Covered calls are typically used as a means to lock in recent portfolio gains and with that strategy in mind certain criteria should be observed:
The LM ETFs are QQQ, TLT, AGG, IEF and GLD.
The TAQK model includes XLK, QQQ, TLT and AGG.
AGG has virtually no option volume so there's little opportunity there.
IEF has very thin volume and the spread tends to widens as volume contracts so we need to be careful with that one. A slightly out of the money 1 month call is $.35 or about .32% premium..a trivial amount,a slightly in the money call is $ .90 or .8% premium.
QQQ has active volume, narrow spreads and huge open interest. A 1 month slightly out of the money call is $ .81 or 1.2% premium, a slightly in the money call is $ 1.41 or 2% premium.
TLT also has active volume and narrow spreads. A 1 month slightly out of the money call is $ 1.50 or 1.2%, a slightly in the money call is $ 1.97 or 1.6%.
GLD also has active volume and narrow spreads. A 1 month slightly out of the money call is $ 2.39 or 1.4%, a slightly in the money call is $ 3.35 or 1.95%.
XLK (TAQK model.. has thin volume and open interest.

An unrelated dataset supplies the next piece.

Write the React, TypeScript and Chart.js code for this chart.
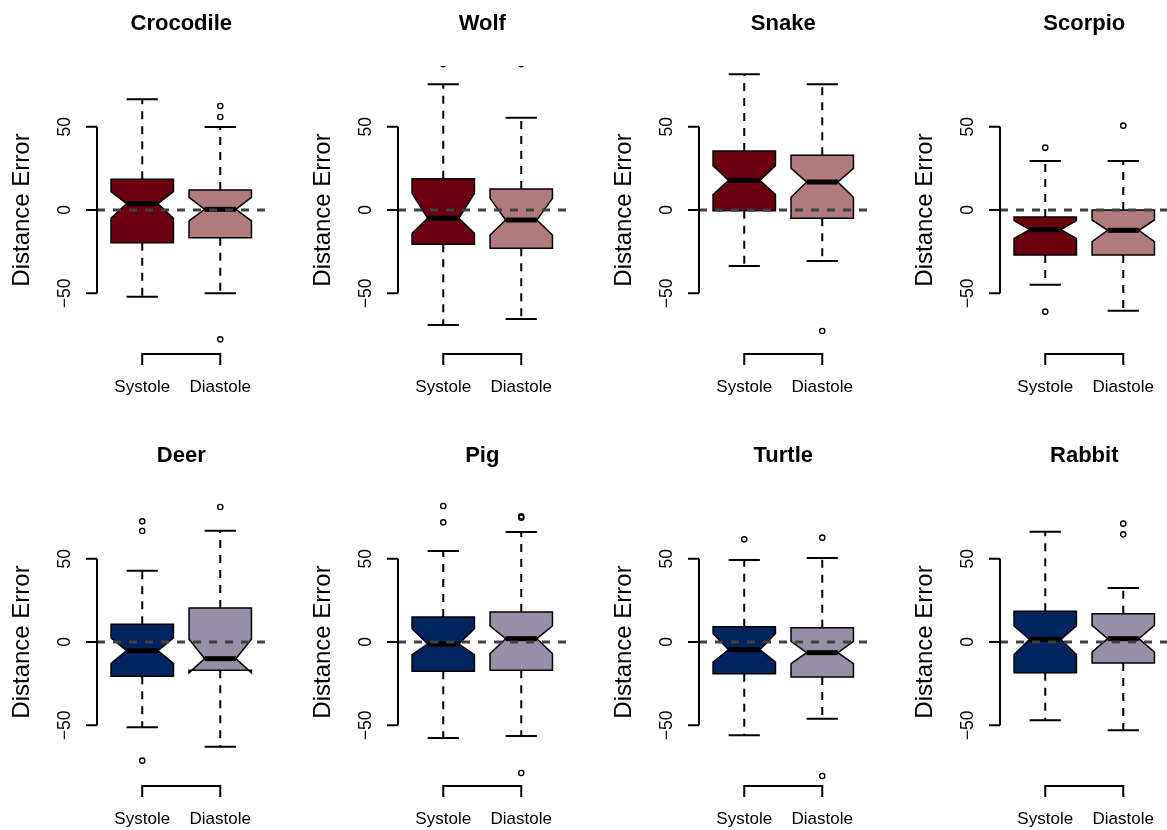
import { useEffect, useRef } from "react";
import { Chart, registerables } from "chart.js";
Chart.register(...registerables);

const panels = ["Crocodile", "Wolf", "Snake", "Scorpio", "Deer", "Pig", "Turtle", "Rabbit"];
const groups = ["Systole", "Diastole"];
const yTicks = [-50, 0, 50];
const yTickLabels = ["\u221250", "0", "50"];
const yTitle = "Distance Error";

// Systole statistics per panel
const sysWhiskerLow = [-52, -69, -33.6, -44.8, -51.2, -57.6, -56, -47];
const sysQ1 = [-19.6, -20.6, -0.4, -27, -20.6, -17.6, -19, -18.4];
const sysNotchLow = [-5, -14, 9.2, -17, -12.8, -7.6, -12, -7.6];
const sysMedian = [3.8, -5, 17.8, -11.8, -5.2, -1.2, -4.6, 1.6];
const sysNotchHigh = [11, 10, 26.6, -6.4, 2.4, 8, 5, 9.6];
const sysQ3 = [18.4, 18.8, 35.4, -4.2, 10.6, 15, 9.2, 18.4];
const sysWhiskerHigh = [66.4, 75.4, 81.4, 29.4, 42.8, 54.6, 49.2, 66.2];
const sysOutliers = [[], [87.5], [], [37.4, -61], [72.4, 66.6, -71.2], [81.6, 71.8], [61.6], []];

// Diastole statistics per panel
const diaWhiskerLow = [-50, -65.4, -30.6, -60.4, -62.8, -56.4, -46, -53];
const diaQ1 = [-16.6, -23, -5, -27, -17, -17, -21, -12.6];
const diaNotchLow = [-6.6, -15, 7.6, -19, -18.5, -7, -13, -6];
const diaMedian = [0.4, -6, 16.8, -12.2, -10, 2, -6.4, 2];
const diaNotchHigh = [7.6, 7, 25, -6, 1.6, 9.6, 0.4, 10];
const diaQ3 = [12, 12.6, 32.8, 0, 20.4, 18, 8.6, 17];
const diaWhiskerHigh = [49.8, 55.4, 75.4, 29.4, 66.8, 66, 50.4, 32.4];
const diaOutliers = [[62.4, 55.8, -77.6], [87.5], [-72.6], [50.6], [81], [75.4, 74.6, -78.6], [62.6, -80.4], [71, 64.6]];

const sysColors = ["#6b0010", "#6b0010", "#6b0010", "#6b0010", "#02245f", "#02245f", "#02245f", "#02245f"];
const diaColors = ["#b07b7e", "#b07b7e", "#b07b7e", "#b07b7e", "#968fa6", "#968fa6", "#968fa6", "#968fa6"];

const FONT = '"Liberation Sans", Arial, Helvetica, sans-serif';
const PANEL_W = 301;
const PANEL_H = 432;

function makePlugin(p: number) {
  const stats = [
    {
      wl: sysWhiskerLow[p], q1: sysQ1[p], nl: sysNotchLow[p], med: sysMedian[p],
      nh: sysNotchHigh[p], q3: sysQ3[p], wh: sysWhiskerHigh[p], fill: sysColors[p],
    },
    {
      wl: diaWhiskerLow[p], q1: diaQ1[p], nl: diaNotchLow[p], med: diaMedian[p],
      nh: diaNotchHigh[p], q3: diaQ3[p], wh: diaWhiskerHigh[p], fill: diaColors[p],
    },
  ];
  return {
    id: "boxplot" + p,
    beforeDatasetsDraw(chart: any) {
      const ctx = chart.ctx;
      const xs = chart.scales.x;
      const ys = chart.scales.y;
      stats.forEach((s, g) => {
        const xv = g + 1;
        const cx = xs.getPixelForValue(xv);
        const w = xs.getPixelForValue(xv + 0.4) - cx;
        const sw = xs.getPixelForValue(xv + 0.2) - cx;
        const Y = (v: number) => ys.getPixelForValue(v);
        ctx.save();
        // whiskers
        ctx.strokeStyle = "#000";
        ctx.lineWidth = 2;
        ctx.setLineDash([8, 7]);
        ctx.beginPath();
        ctx.moveTo(cx, Y(s.q3));
        ctx.lineTo(cx, Y(s.wh));
        ctx.moveTo(cx, Y(s.q1));
        ctx.lineTo(cx, Y(s.wl));
        ctx.stroke();
        ctx.setLineDash([]);
        // staples
        ctx.beginPath();
        ctx.moveTo(cx - sw, Y(s.wh));
        ctx.lineTo(cx + sw, Y(s.wh));
        ctx.moveTo(cx - sw, Y(s.wl));
        ctx.lineTo(cx + sw, Y(s.wl));
        ctx.stroke();
        // notched box
        ctx.beginPath();
        ctx.moveTo(cx - w, Y(s.q1));
        ctx.lineTo(cx + w, Y(s.q1));
        ctx.lineTo(cx + w, Y(s.nl));
        ctx.lineTo(cx + w / 2, Y(s.med));
        ctx.lineTo(cx + w, Y(s.nh));
        ctx.lineTo(cx + w, Y(s.q3));
        ctx.lineTo(cx - w, Y(s.q3));
        ctx.lineTo(cx - w, Y(s.nh));
        ctx.lineTo(cx - w / 2, Y(s.med));
        ctx.lineTo(cx - w, Y(s.nl));
        ctx.closePath();
        ctx.fillStyle = s.fill;
        ctx.fill();
        ctx.lineWidth = 1.5;
        ctx.lineJoin = "miter";
        ctx.stroke();
        // median
        ctx.lineWidth = 5;
        ctx.beginPath();
        ctx.moveTo(cx - w / 2, Y(s.med));
        ctx.lineTo(cx + w / 2, Y(s.med));
        ctx.stroke();
        ctx.restore();
      });
    },
    afterDatasetsDraw(chart: any) {
      const ctx = chart.ctx;
      const xs = chart.scales.x;
      const ys = chart.scales.y;
      const area = chart.chartArea;
      ctx.save();
      // dashed zero reference line
      ctx.beginPath();
      ctx.rect(area.left, area.top, area.right - area.left, area.bottom - area.top);
      ctx.clip();
      ctx.strokeStyle = "#404040";
      ctx.lineWidth = 3;
      ctx.setLineDash([8, 8]);
      ctx.beginPath();
      ctx.moveTo(area.left, ys.getPixelForValue(0));
      ctx.lineTo(area.right, ys.getPixelForValue(0));
      ctx.stroke();
      ctx.restore();

      ctx.save();
      ctx.strokeStyle = "#000";
      ctx.fillStyle = "#000";
      ctx.lineWidth = 2;
      // y axis
      const yTop = ys.getPixelForValue(yTicks[yTicks.length - 1]);
      const yBot = ys.getPixelForValue(yTicks[0]);
      ctx.beginPath();
      ctx.moveTo(area.left, yTop);
      ctx.lineTo(area.left, yBot);
      yTicks.forEach((t) => {
        const py = ys.getPixelForValue(t);
        ctx.moveTo(area.left, py);
        ctx.lineTo(area.left - 11, py);
      });
      ctx.stroke();
      ctx.font = `17.5px ${FONT}`;
      ctx.textAlign = "center";
      ctx.textBaseline = "middle";
      yTicks.forEach((t, i) => {
        const py = ys.getPixelForValue(t);
        ctx.save();
        ctx.translate(area.left - 32, py);
        ctx.rotate(-Math.PI / 2);
        ctx.fillText(yTickLabels[i], 0, 0);
        ctx.restore();
      });
      // y title
      ctx.font = `24px ${FONT}`;
      ctx.save();
      ctx.translate(area.left - 75, (area.top + area.bottom) / 2);
      ctx.rotate(-Math.PI / 2);
      ctx.fillText(yTitle, 0, 0);
      ctx.restore();
      // x axis bracket
      const x1 = xs.getPixelForValue(1);
      const x2 = xs.getPixelForValue(2);
      ctx.beginPath();
      ctx.moveTo(x1, area.bottom + 11);
      ctx.lineTo(x1, area.bottom);
      ctx.lineTo(x2, area.bottom);
      ctx.lineTo(x2, area.bottom + 11);
      ctx.stroke();
      ctx.font = `17px ${FONT}`;
      groups.forEach((gname, g) => {
        ctx.fillText(gname, xs.getPixelForValue(g + 1), area.bottom + 33);
      });
      // title
      ctx.font = `bold 22px ${FONT}`;
      ctx.fillText(panels[p], (area.left + area.right) / 2, area.top - 42);
      ctx.restore();
    },
  };
}

function Panel({ index }: { index: number }) {
  const ref = useRef<HTMLCanvasElement | null>(null);
  useEffect(() => {
    if (!ref.current) return;
    const pts = [
      ...sysOutliers[index].map((v) => ({ x: 1, y: v })),
      ...diaOutliers[index].map((v) => ({ x: 2, y: v })),
    ];
    const chart = new Chart(ref.current, {
      type: "scatter",
      data: {
        datasets: [
          {
            data: pts,
            pointRadius: 2.6,
            pointBorderWidth: 1.4,
            pointBackgroundColor: "rgba(0,0,0,0)",
            pointBorderColor: "#000",
            clip: 0,
          } as any,
        ],
      },
      options: {
        responsive: false,
        animation: false,
        devicePixelRatio: 1,
        events: [],
        layout: { padding: { left: 97, top: 66, right: 35.5, bottom: 78 } },
        plugins: { legend: { display: false }, tooltip: { enabled: false } },
        scales: {
          x: { type: "linear", min: 0.42, max: 2.58, display: false },
          y: { type: "linear", min: -86.4, max: 86.4, display: false },
        },
      },
      plugins: [makePlugin(index)],
    });
    return () => chart.destroy();
  }, [index]);
  const col = index % 4;
  const row = Math.floor(index / 4);
  return (
    <canvas
      ref={ref}
      width={PANEL_W}
      height={PANEL_H}
      style={{ position: "absolute", left: col * PANEL_W, top: row * PANEL_H, width: PANEL_W, height: PANEL_H }}
    />
  );
}

export default function App() {
  return (
    <div
      style={{
        position: "absolute",
        left: 0,
        top: 0,
        width: 1167,
        height: 830,
        overflow: "hidden",
        background: "#fff",
      }}
    >
      {panels.map((_, i) => (
        <Panel key={i} index={i} />
      ))}
    </div>
  );
}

A 1 month slightly out of the money call is $ .15 or .3%, a slightly in the money call is $ .64 or 2%.
Now, the tricky part becomes one of betting which way the market is going next. If you think that equities are overbought and due for a pullback then selling the QQQ calls and or XLK calls are a great idea.
If you think the markets will run higher then selling TLT calls is the way to go.
GLD has been on a run for a while and is currently at levels seen a year ago, just before the retracement kicked in. Selling calls on the GLD position will lock in some of those recent gains and still allow GLD to climb a couple bucks without compromising the total return of the investment.
We've just got to keep in mind that LM and TAQK are market neutral models, designed to offset volatility by playing equities against bonds with a few wild cards like GLD in the mix. What we don't want to happen is to have short call positions exercised and called away thereby exposing the portfolio to higher volaility (and drawdown) because one side of the balance equation has been eliminated.
So how do you deal with that risk?
One solution is that when most of the premium has been squeezed out of a position, simply close the position, book the gains and then reopen a new ETF position in the proper percentage allocation (and possibly sell calls against the new position).
The down side to this tactic is that it can end up looking like a dog chasing its tail and may incur a number of commission costs..
There are other tactical option strategies to offset the risk of exercise but they are beyond the scope of the current post.